11. – 24.10. 2002
Etwas geht zuende. Das verengt den Blick… Bemerkbar an verstohlenen Gedanken an eine Fortsetzung der Ausstellung anderswo, oder des Projekts, wie auch immer. Doch ich habe mit der Ausstellung und den Buchbeiträgen den mit der Sammlung übernommenen Auftrag erfüllt.
Auch didaktisch fühle ich mich allmählich ausgebrannt. Deshalb war ich zu Marie-Luises Text ungerecht.
Kein Neuaufguss im Gutenberg- oder einem Völkerkunde-Museum! Wenn schon, dann Marburg ( die Religiöse Malerei auf Taiwan ausstellten) oder Heidelberg, vielleicht in Kooperation mit einem volkskundlichen Forschungsinstitut wie dem von Wang Shu-cun in Peking! Attraktiv ist für mich nur noch: an Wissen aus erster Hand teilhaben und damit aus reicheren Quellen schöpfen.
Mit den verstohlenen Gedanken taucht die Idee auf, den China-Besuch vor dreißig Jahren wieder aufleben zu lassen, die Gruppe wieder zu versammeln. (Heidrun war nicht begeistert ). Oder einfach hinfliegen, und wenn es die modernisierte Hölle ist?
Auch die Kontakte des Landrats von … zur Zwangsverpflichtung zweier professioneller Maler wecken mein Interesse, denn es verspricht die Öffnung zweier Zugänge zugleich : meditative Tuschmalerei und ihr äußerstes Gegenteil: die Kulturrevolution. Beide Aspekte habe ich lange vor mir hergeschoben, bloß nicht abgehakt, wegen Wiegmann und wegen meiner maoistischen Selbsttäuschung. Doch hatte ich vor dreißig Jahren vielleicht ein lebendigeres Bild der chinesischen Zivilisation im 20. Jahrhundert als heute, weniger standardisiert, gefiltert, abgeklärt.
Neuerdings habe ich Ermutigung zu einem Neuanfang bei Sun Long-ji, bei der Autobiografie von Liu Bin-yan und beim Kauf der Lu Xun-Dokumentation erfahren.
Scheinbar Altbekanntes drängt nach erneuter Prüfung.
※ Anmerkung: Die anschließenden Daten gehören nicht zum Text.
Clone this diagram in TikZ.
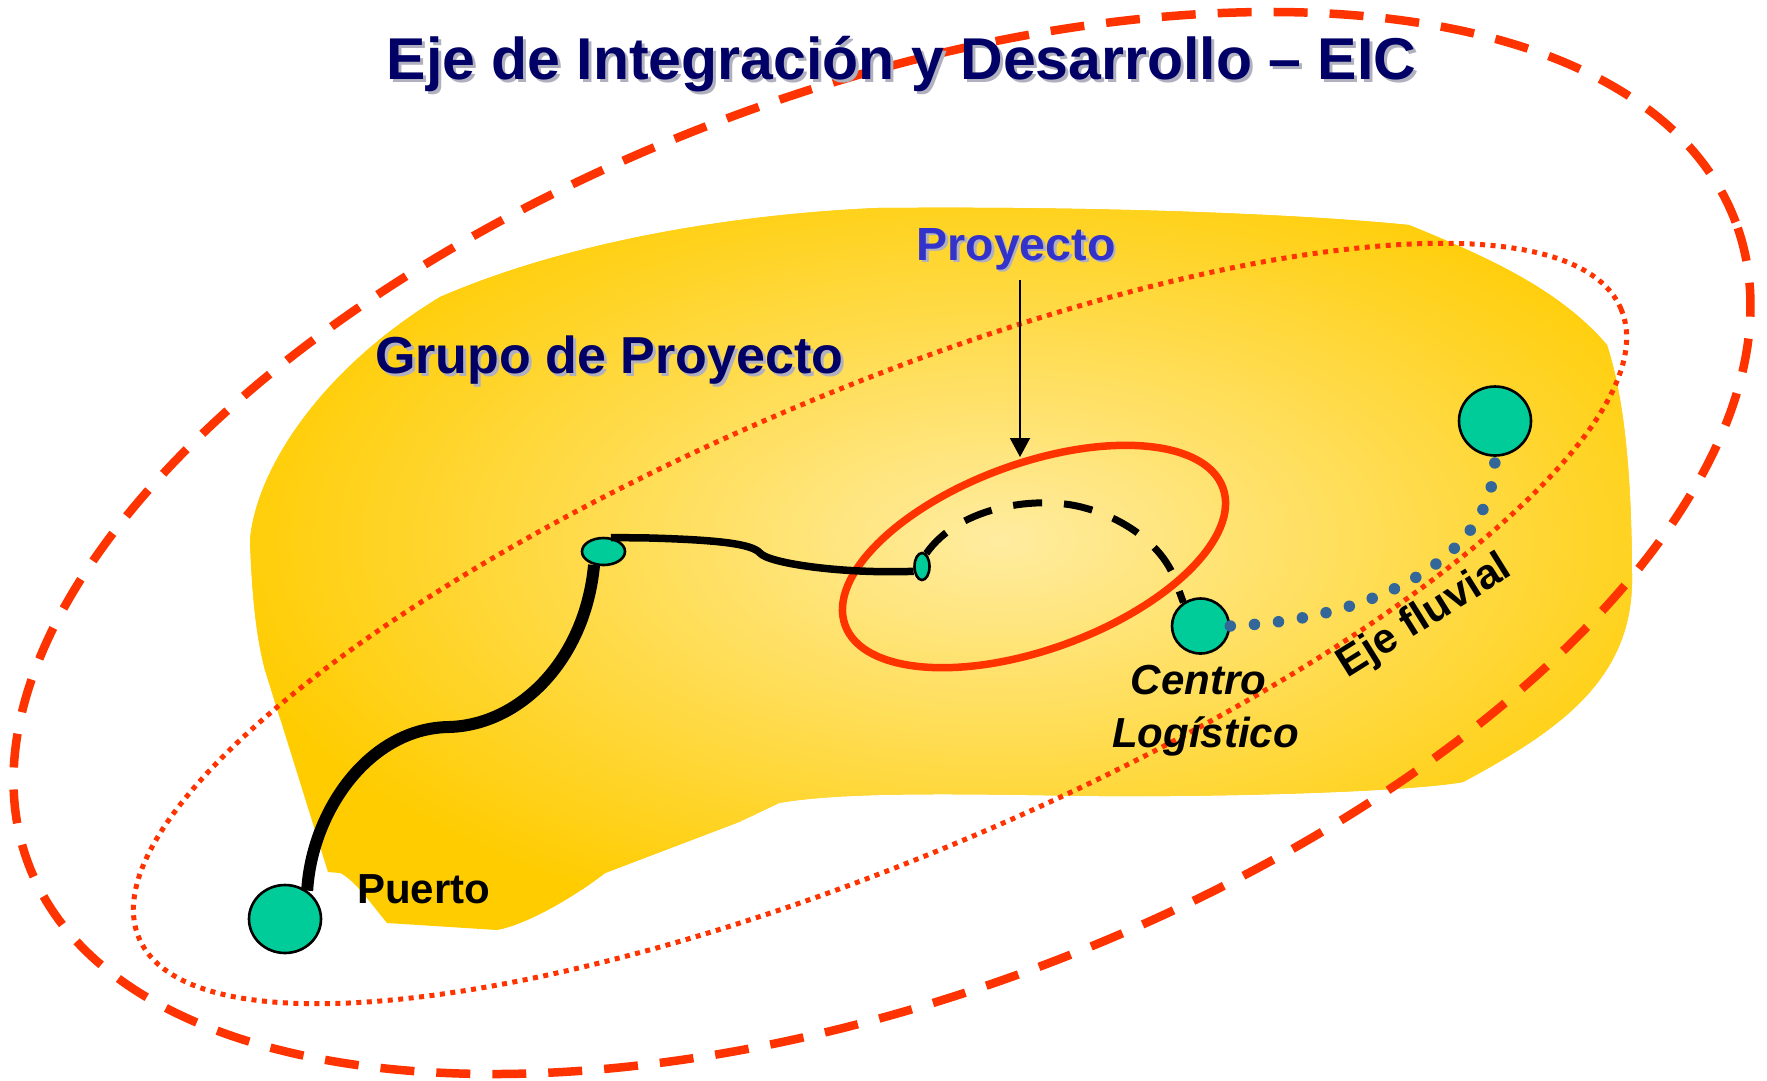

Dabei bin ich kritischer geworden. Ich weiß heute einfach genauer, was ich nicht weiß und was ich brauchen könnte; jedenfalls keine schlichte Transponierung chinesischer Sinnes in westliche Entsprechungen oder eher Eselsbrücken, wie mir jüngst bei Lin Yutang begegnet. Es ist nicht das abstrakte Modell eines Daoismus, das mich interessieren kann, sondern das Alles durchdringende Muster und Netz, das die Gerüche Chinas ebenso wenig ausschließt wie seine Mythen, auch wenn zweifellos mehr und mehr davon sich in Jauche transformiert.
Evas innere Haltung und Beiträge zur Ausstellung führen mir die ungeheure Fülle im Reich der Zeichen vor Augen, und die sich daraus ergebende Alternative, mich entweder voll darauf einzulassen oder mich mehr oder weniger abzuwenden und künftig mit größter Vorsicht und Zurückhaltung dazu zu äußern.